**SOURCE EXCERPT**
-- BEGIN --

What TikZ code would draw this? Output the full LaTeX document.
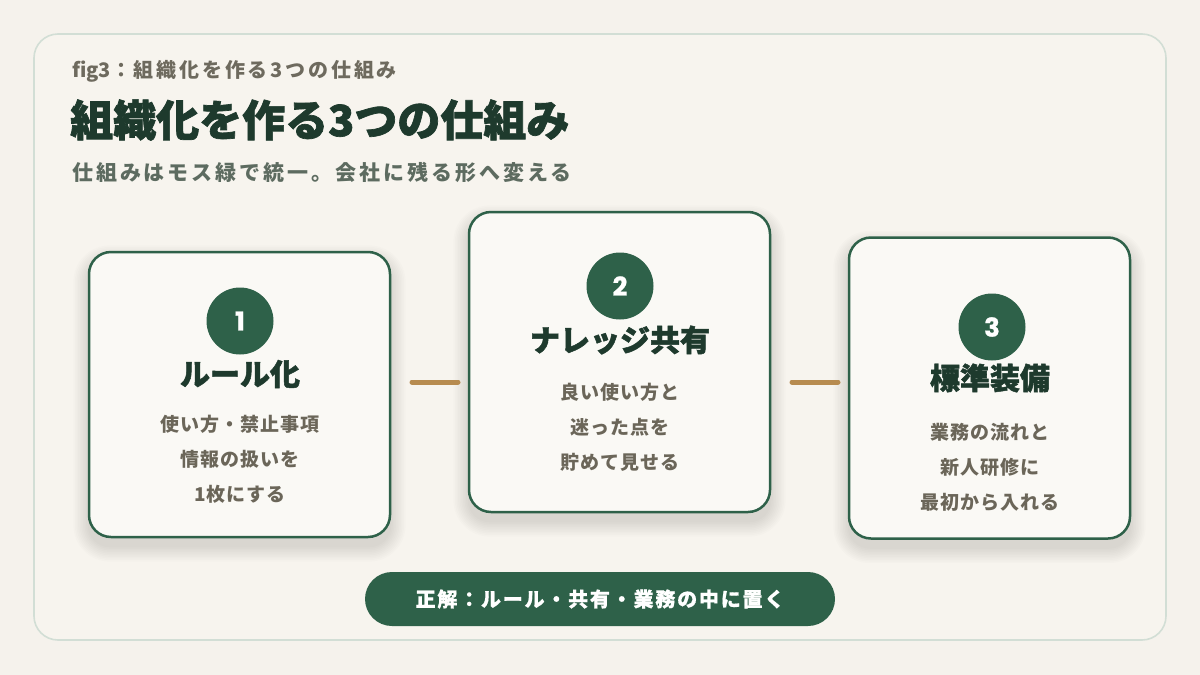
\documentclass[tikz,border=0pt]{standalone}
\usepackage{fontspec}
\newfontfamily\jp{Noto Sans CJK JP}
\newfontfamily\jpheavy{Noto Sans CJK JP}[BoldFeatures={FakeBold=1.6}]
\newfontfamily\jpwide{Noto Sans CJK JP}[LetterSpace=14]
\newfontfamily\jpbody{Noto Sans CJK JP}[LetterSpace=5]
\newfontfamily\jppill{Noto Sans CJK JP}[LetterSpace=9, BoldFeatures={FakeBold=0.6}]
\newfontfamily\numfont{Poppins}[BoldFeatures={FakeBold=0.8}]
\pgfdeclarelayer{back}
\pgfdeclarelayer{shade}
\pgfsetlayers{back,shade,main}
\definecolor{pagebg}{HTML}{F5F2EC}
\definecolor{framebg}{HTML}{F7F4EE}
\definecolor{frameline}{HTML}{D2DED5}
\definecolor{moss}{HTML}{2E6149}
\definecolor{ink}{HTML}{1E3A2D}
\definecolor{tagtext}{HTML}{6E6A5E}
\definecolor{subtext}{HTML}{5D6B60}
\definecolor{bodytext}{HTML}{6B6659}
\definecolor{cardbg}{HTML}{FAF9F5}
\definecolor{tan}{HTML}{B78B4F}
% soft shadow under a card node
\newcommand\cardshadow[1]{%
  \foreach \s in {0,...,9}{%
    \pgfmathsetmacro\d{\s*1.6}%
    \pgfmathsetmacro\r{22+\s*1.6}%
    \fill[black, opacity=0.01, rounded corners=\r pt]
      ([shift={(-\d pt,\d pt-9pt)}]#1.north west) rectangle ([shift={(\d pt,-\d pt-9pt)}]#1.south east);}}

\begin{document}
\begin{tikzpicture}[x=1pt, y=-1pt,
  card/.style={draw=moss, line width=2.5pt, fill=cardbg, rounded corners=22pt},
  badge/.style={circle, fill=moss, minimum size=67pt, inner sep=0pt, text=white,
    font=\numfont\bfseries\fontsize{26}{26}\selectfont},
  head/.style={text=ink, inner sep=0pt, font=\jpheavy\bfseries\fontsize{30}{30}\selectfont},
  body/.style={text=bodytext, inner sep=0pt, align=center, font=\jpbody\bfseries\fontsize{19}{35}\selectfont},
  link/.style={draw=tan, line width=5pt, line cap=round}]
  \useasboundingbox (0,0) rectangle (1200,675);
  \begin{pgfonlayer}{back}
    \fill[pagebg] (0,0) rectangle (1200,675);
    % Outer frame
    \draw[frameline, fill=framebg, line width=1.6pt, rounded corners=24pt] (34,34) rectangle (1166,640);
  \end{pgfonlayer}
  % Heading
  \node[anchor=west, inner sep=0pt, text=tagtext, font=\jp\bfseries\fontsize{20}{20}\selectfont] (figtag) at (72,71) {fig3{\jpwide：組織化を作る3つの仕組み}};
  \node[anchor=west, inner sep=0pt, text=ink, font=\jpheavy\bfseries\fontsize{43}{43}\selectfont] (title) at (70,120) {組織化を作る3つの仕組み};
  \node[anchor=west, inner sep=0pt, text=subtext, font=\jpwide\bfseries\fontsize{21}{21}\selectfont] (subtitle) at (72,172) {仕組みはモス緑で統一。会社に残る形へ変える};
  % Card 1
  \node[card, minimum width=301pt, minimum height=285pt] (card1) at (239.5,394.5) {};
  \node[badge] (badge1) at (240,321) {1};
  \node[head] (head1) at (240,374) {ルール化};
  \node[body] (body1) at (240,459) {使い方・禁止事項\\情報の扱いを\\1枚にする};
  % Card 2
  \node[card, minimum width=301pt, minimum height=300pt] (card2) at (619.5,362) {};
  \node[badge] (badge2) at (620,286) {2};
  \node[head] (head2) at (620,340) {ナレッジ共有};
  \node[body] (body2) at (620,427) {良い使い方と\\迷った点を\\貯めて見せる};
  % Card 3
  \node[card, minimum width=281pt, minimum height=301pt] (card3) at (989.5,388) {};
  \node[badge] (badge3) at (992,327) {3};
  \node[head] (head3) at (990,378) {標準装備};
  \node[body] (body3) at (990,467) {業務の流れと\\新人研修に\\最初から入れる};
  \begin{pgfonlayer}{shade}
    \cardshadow{card1}
    \cardshadow{card2}
    \cardshadow{card3}
  \end{pgfonlayer}
  % Links between cards
  \coordinate (link1a) at (412,382);
  \coordinate (link1b) at (458,382);
  \coordinate (link2a) at (792,382);
  \coordinate (link2b) at (838,382);
  \draw[link] (link1a) -- (link1b);
  \draw[link] (link2a) -- (link2b);
  % Answer pill
  \node[fill=moss, rounded corners=27pt, minimum width=470pt, minimum height=54pt, inner sep=0pt,
    text=white, font=\jppill\bfseries\fontsize{20}{20}\selectfont] (answer) at (600,599) {正解：ルール・共有・業務の中に置く};
\end{tikzpicture}
\end{document}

-- END --

**PROBLEM**
Every line of the material is to be quoted exactly, with no pictures carried over.

**COMPLETE ANSWER**
What TikZ code would draw this? Output the full LaTeX document.
\documentclass[tikz,border=0pt]{standalone}
\usepackage{fontspec}
\newfontfamily\jp{Noto Sans CJK JP}
\newfontfamily\jpheavy{Noto Sans CJK JP}[BoldFeatures={FakeBold=1.6}]
\newfontfamily\jpwide{Noto Sans CJK JP}[LetterSpace=14]
\newfontfamily\jpbody{Noto Sans CJK JP}[LetterSpace=5]
\newfontfamily\jppill{Noto Sans CJK JP}[LetterSpace=9, BoldFeatures={FakeBold=0.6}]
\newfontfamily\numfont{Poppins}[BoldFeatures={FakeBold=0.8}]
\pgfdeclarelayer{back}
\pgfdeclarelayer{shade}
\pgfsetlayers{back,shade,main}
\definecolor{pagebg}{HTML}{F5F2EC}
\definecolor{framebg}{HTML}{F7F4EE}
\definecolor{frameline}{HTML}{D2DED5}
\definecolor{moss}{HTML}{2E6149}
\definecolor{ink}{HTML}{1E3A2D}
\definecolor{tagtext}{HTML}{6E6A5E}
\definecolor{subtext}{HTML}{5D6B60}
\definecolor{bodytext}{HTML}{6B6659}
\definecolor{cardbg}{HTML}{FAF9F5}
\definecolor{tan}{HTML}{B78B4F}
% soft shadow under a card node
\newcommand\cardshadow[1]{%
  \foreach \s in {0,...,9}{%
    \pgfmathsetmacro\d{\s*1.6}%
    \pgfmathsetmacro\r{22+\s*1.6}%
    \fill[black, opacity=0.01, rounded corners=\r pt]
      ([shift={(-\d pt,\d pt-9pt)}]#1.north west) rectangle ([shift={(\d pt,-\d pt-9pt)}]#1.south east);}}

\begin{document}
\begin{tikzpicture}[x=1pt, y=-1pt,
  card/.style={draw=moss, line width=2.5pt, fill=cardbg, rounded corners=22pt},
  badge/.style={circle, fill=moss, minimum size=67pt, inner sep=0pt, text=white,
    font=\numfont\bfseries\fontsize{26}{26}\selectfont},
  head/.style={text=ink, inner sep=0pt, font=\jpheavy\bfseries\fontsize{30}{30}\selectfont},
  body/.style={text=bodytext, inner sep=0pt, align=center, font=\jpbody\bfseries\fontsize{19}{35}\selectfont},
  link/.style={draw=tan, line width=5pt, line cap=round}]
  \useasboundingbox (0,0) rectangle (1200,675);
  \begin{pgfonlayer}{back}
    \fill[pagebg] (0,0) rectangle (1200,675);
    % Outer frame
    \draw[frameline, fill=framebg, line width=1.6pt, rounded corners=24pt] (34,34) rectangle (1166,640);
  \end{pgfonlayer}
  % Heading
  \node[anchor=west, inner sep=0pt, text=tagtext, font=\jp\bfseries\fontsize{20}{20}\selectfont] (figtag) at (72,71) {fig3{\jpwide：組織化を作る3つの仕組み}};
  \node[anchor=west, inner sep=0pt, text=ink, font=\jpheavy\bfseries\fontsize{43}{43}\selectfont] (title) at (70,120) {組織化を作る3つの仕組み};
  \node[anchor=west, inner sep=0pt, text=subtext, font=\jpwide\bfseries\fontsize{21}{21}\selectfont] (subtitle) at (72,172) {仕組みはモス緑で統一。会社に残る形へ変える};
  % Card 1
  \node[card, minimum width=301pt, minimum height=285pt] (card1) at (239.5,394.5) {};
  \node[badge] (badge1) at (240,321) {1};
  \node[head] (head1) at (240,374) {ルール化};
  \node[body] (body1) at (240,459) {使い方・禁止事項\\情報の扱いを\\1枚にする};
  % Card 2
  \node[card, minimum width=301pt, minimum height=300pt] (card2) at (619.5,362) {};
  \node[badge] (badge2) at (620,286) {2};
  \node[head] (head2) at (620,340) {ナレッジ共有};
  \node[body] (body2) at (620,427) {良い使い方と\\迷った点を\\貯めて見せる};
  % Card 3
  \node[card, minimum width=281pt, minimum height=301pt] (card3) at (989.5,388) {};
  \node[badge] (badge3) at (992,327) {3};
  \node[head] (head3) at (990,378) {標準装備};
  \node[body] (body3) at (990,467) {業務の流れと\\新人研修に\\最初から入れる};
  \begin{pgfonlayer}{shade}
    \cardshadow{card1}
    \cardshadow{card2}
    \cardshadow{card3}
  \end{pgfonlayer}
  % Links between cards
  \coordinate (link1a) at (412,382);
  \coordinate (link1b) at (458,382);
  \coordinate (link2a) at (792,382);
  \coordinate (link2b) at (838,382);
  \draw[link] (link1a) -- (link1b);
  \draw[link] (link2a) -- (link2b);
  % Answer pill
  \node[fill=moss, rounded corners=27pt, minimum width=470pt, minimum height=54pt, inner sep=0pt,
    text=white, font=\jppill\bfseries\fontsize{20}{20}\selectfont] (answer) at (600,599) {正解：ルール・共有・業務の中に置く};
\end{tikzpicture}
\end{document}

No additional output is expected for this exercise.